▼
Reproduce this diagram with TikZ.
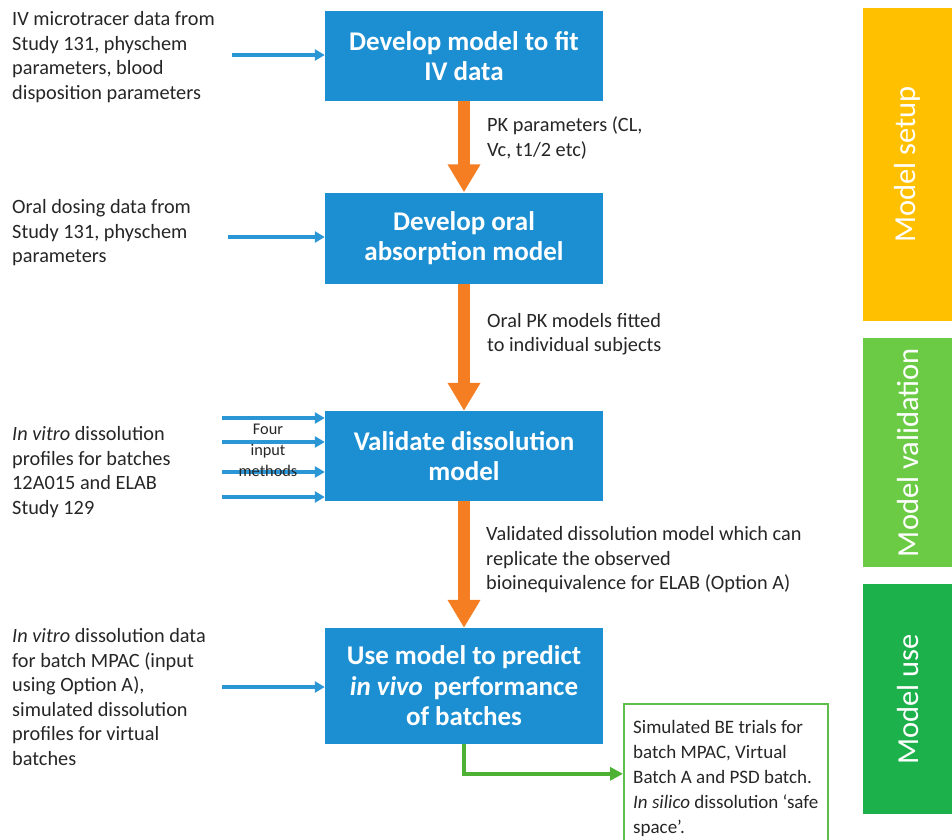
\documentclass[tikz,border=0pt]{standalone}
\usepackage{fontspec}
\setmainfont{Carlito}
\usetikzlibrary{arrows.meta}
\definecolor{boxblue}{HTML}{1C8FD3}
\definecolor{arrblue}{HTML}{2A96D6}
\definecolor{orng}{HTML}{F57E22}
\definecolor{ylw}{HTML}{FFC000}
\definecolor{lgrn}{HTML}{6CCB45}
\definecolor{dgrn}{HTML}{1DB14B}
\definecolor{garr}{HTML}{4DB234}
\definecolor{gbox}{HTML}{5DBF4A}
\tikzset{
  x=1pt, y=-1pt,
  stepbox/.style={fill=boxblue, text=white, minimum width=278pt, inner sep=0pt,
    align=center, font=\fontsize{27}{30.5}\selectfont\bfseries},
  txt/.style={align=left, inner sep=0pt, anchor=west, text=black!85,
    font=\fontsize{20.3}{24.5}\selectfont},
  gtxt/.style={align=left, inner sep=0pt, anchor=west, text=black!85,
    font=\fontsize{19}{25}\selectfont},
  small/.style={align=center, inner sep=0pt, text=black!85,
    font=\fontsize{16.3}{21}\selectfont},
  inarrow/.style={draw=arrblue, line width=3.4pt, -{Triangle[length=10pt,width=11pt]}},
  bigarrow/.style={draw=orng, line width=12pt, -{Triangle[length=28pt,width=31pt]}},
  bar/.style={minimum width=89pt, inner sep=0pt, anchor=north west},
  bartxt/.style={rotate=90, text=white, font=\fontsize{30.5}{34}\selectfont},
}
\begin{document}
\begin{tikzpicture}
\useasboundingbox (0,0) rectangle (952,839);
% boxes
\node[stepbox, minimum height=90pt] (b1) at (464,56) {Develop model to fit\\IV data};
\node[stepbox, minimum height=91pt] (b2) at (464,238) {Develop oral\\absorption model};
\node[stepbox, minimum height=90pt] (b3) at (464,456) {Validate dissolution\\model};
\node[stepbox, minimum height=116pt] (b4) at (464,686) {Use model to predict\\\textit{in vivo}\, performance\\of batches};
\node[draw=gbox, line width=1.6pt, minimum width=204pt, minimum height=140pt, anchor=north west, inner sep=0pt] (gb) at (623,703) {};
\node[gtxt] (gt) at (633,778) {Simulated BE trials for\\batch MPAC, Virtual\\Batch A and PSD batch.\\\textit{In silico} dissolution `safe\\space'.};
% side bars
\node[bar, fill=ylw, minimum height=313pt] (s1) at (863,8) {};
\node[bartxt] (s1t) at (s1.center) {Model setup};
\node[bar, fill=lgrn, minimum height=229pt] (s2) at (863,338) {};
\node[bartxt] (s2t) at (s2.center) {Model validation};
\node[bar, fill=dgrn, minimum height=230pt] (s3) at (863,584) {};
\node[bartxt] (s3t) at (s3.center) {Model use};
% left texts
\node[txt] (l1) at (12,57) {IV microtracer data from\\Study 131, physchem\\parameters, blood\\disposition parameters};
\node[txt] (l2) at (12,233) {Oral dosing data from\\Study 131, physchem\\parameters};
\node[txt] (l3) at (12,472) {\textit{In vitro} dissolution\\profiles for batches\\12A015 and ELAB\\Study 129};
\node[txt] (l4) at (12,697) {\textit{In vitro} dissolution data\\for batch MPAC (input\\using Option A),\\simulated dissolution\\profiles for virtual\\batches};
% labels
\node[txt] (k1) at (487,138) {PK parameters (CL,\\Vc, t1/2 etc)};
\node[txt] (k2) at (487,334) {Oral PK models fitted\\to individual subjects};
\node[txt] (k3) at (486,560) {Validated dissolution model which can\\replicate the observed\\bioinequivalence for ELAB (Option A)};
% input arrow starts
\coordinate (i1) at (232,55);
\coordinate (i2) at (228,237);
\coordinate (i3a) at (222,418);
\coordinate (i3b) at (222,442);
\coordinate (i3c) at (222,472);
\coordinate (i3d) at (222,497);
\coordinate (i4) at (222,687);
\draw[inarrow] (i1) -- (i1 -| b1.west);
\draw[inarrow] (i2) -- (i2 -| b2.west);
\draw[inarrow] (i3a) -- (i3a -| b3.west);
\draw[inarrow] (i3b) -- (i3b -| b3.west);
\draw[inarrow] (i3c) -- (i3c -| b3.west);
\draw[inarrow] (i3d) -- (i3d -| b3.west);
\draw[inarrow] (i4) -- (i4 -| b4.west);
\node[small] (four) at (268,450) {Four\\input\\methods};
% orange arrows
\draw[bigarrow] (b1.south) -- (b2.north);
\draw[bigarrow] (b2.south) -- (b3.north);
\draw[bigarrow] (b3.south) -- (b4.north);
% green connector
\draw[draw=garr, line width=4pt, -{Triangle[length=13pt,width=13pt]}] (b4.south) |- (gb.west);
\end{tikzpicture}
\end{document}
▲
All of the data above should be transcribed verbatim, with pictures omitted.

Reproduce this diagram with TikZ.
\documentclass[tikz,border=0pt]{standalone}
\usepackage{fontspec}
\setmainfont{Carlito}
\usetikzlibrary{arrows.meta}
\definecolor{boxblue}{HTML}{1C8FD3}
\definecolor{arrblue}{HTML}{2A96D6}
\definecolor{orng}{HTML}{F57E22}
\definecolor{ylw}{HTML}{FFC000}
\definecolor{lgrn}{HTML}{6CCB45}
\definecolor{dgrn}{HTML}{1DB14B}
\definecolor{garr}{HTML}{4DB234}
\definecolor{gbox}{HTML}{5DBF4A}
\tikzset{
  x=1pt, y=-1pt,
  stepbox/.style={fill=boxblue, text=white, minimum width=278pt, inner sep=0pt,
    align=center, font=\fontsize{27}{30.5}\selectfont\bfseries},
  txt/.style={align=left, inner sep=0pt, anchor=west, text=black!85,
    font=\fontsize{20.3}{24.5}\selectfont},
  gtxt/.style={align=left, inner sep=0pt, anchor=west, text=black!85,
    font=\fontsize{19}{25}\selectfont},
  small/.style={align=center, inner sep=0pt, text=black!85,
    font=\fontsize{16.3}{21}\selectfont},
  inarrow/.style={draw=arrblue, line width=3.4pt, -{Triangle[length=10pt,width=11pt]}},
  bigarrow/.style={draw=orng, line width=12pt, -{Triangle[length=28pt,width=31pt]}},
  bar/.style={minimum width=89pt, inner sep=0pt, anchor=north west},
  bartxt/.style={rotate=90, text=white, font=\fontsize{30.5}{34}\selectfont},
}
\begin{document}
\begin{tikzpicture}
\useasboundingbox (0,0) rectangle (952,839);
% boxes
\node[stepbox, minimum height=90pt] (b1) at (464,56) {Develop model to fit\\IV data};
\node[stepbox, minimum height=91pt] (b2) at (464,238) {Develop oral\\absorption model};
\node[stepbox, minimum height=90pt] (b3) at (464,456) {Validate dissolution\\model};
\node[stepbox, minimum height=116pt] (b4) at (464,686) {Use model to predict\\\textit{in vivo}\, performance\\of batches};
\node[draw=gbox, line width=1.6pt, minimum width=204pt, minimum height=140pt, anchor=north west, inner sep=0pt] (gb) at (623,703) {};
\node[gtxt] (gt) at (633,778) {Simulated BE trials for\\batch MPAC, Virtual\\Batch A and PSD batch.\\\textit{In silico} dissolution `safe\\space'.};
% side bars
\node[bar, fill=ylw, minimum height=313pt] (s1) at (863,8) {};
\node[bartxt] (s1t) at (s1.center) {Model setup};
\node[bar, fill=lgrn, minimum height=229pt] (s2) at (863,338) {};
\node[bartxt] (s2t) at (s2.center) {Model validation};
\node[bar, fill=dgrn, minimum height=230pt] (s3) at (863,584) {};
\node[bartxt] (s3t) at (s3.center) {Model use};
% left texts
\node[txt] (l1) at (12,57) {IV microtracer data from\\Study 131, physchem\\parameters, blood\\disposition parameters};
\node[txt] (l2) at (12,233) {Oral dosing data from\\Study 131, physchem\\parameters};
\node[txt] (l3) at (12,472) {\textit{In vitro} dissolution\\profiles for batches\\12A015 and ELAB\\Study 129};
\node[txt] (l4) at (12,697) {\textit{In vitro} dissolution data\\for batch MPAC (input\\using Option A),\\simulated dissolution\\profiles for virtual\\batches};
% labels
\node[txt] (k1) at (487,138) {PK parameters (CL,\\Vc, t1/2 etc)};
\node[txt] (k2) at (487,334) {Oral PK models fitted\\to individual subjects};
\node[txt] (k3) at (486,560) {Validated dissolution model which can\\replicate the observed\\bioinequivalence for ELAB (Option A)};
% input arrow starts
\coordinate (i1) at (232,55);
\coordinate (i2) at (228,237);
\coordinate (i3a) at (222,418);
\coordinate (i3b) at (222,442);
\coordinate (i3c) at (222,472);
\coordinate (i3d) at (222,497);
\coordinate (i4) at (222,687);
\draw[inarrow] (i1) -- (i1 -| b1.west);
\draw[inarrow] (i2) -- (i2 -| b2.west);
\draw[inarrow] (i3a) -- (i3a -| b3.west);
\draw[inarrow] (i3b) -- (i3b -| b3.west);
\draw[inarrow] (i3c) -- (i3c -| b3.west);
\draw[inarrow] (i3d) -- (i3d -| b3.west);
\draw[inarrow] (i4) -- (i4 -| b4.west);
\node[small] (four) at (268,450) {Four\\input\\methods};
% orange arrows
\draw[bigarrow] (b1.south) -- (b2.north);
\draw[bigarrow] (b2.south) -- (b3.north);
\draw[bigarrow] (b3.south) -- (b4.north);
% green connector
\draw[draw=garr, line width=4pt, -{Triangle[length=13pt,width=13pt]}] (b4.south) |- (gb.west);
\end{tikzpicture}
\end{document}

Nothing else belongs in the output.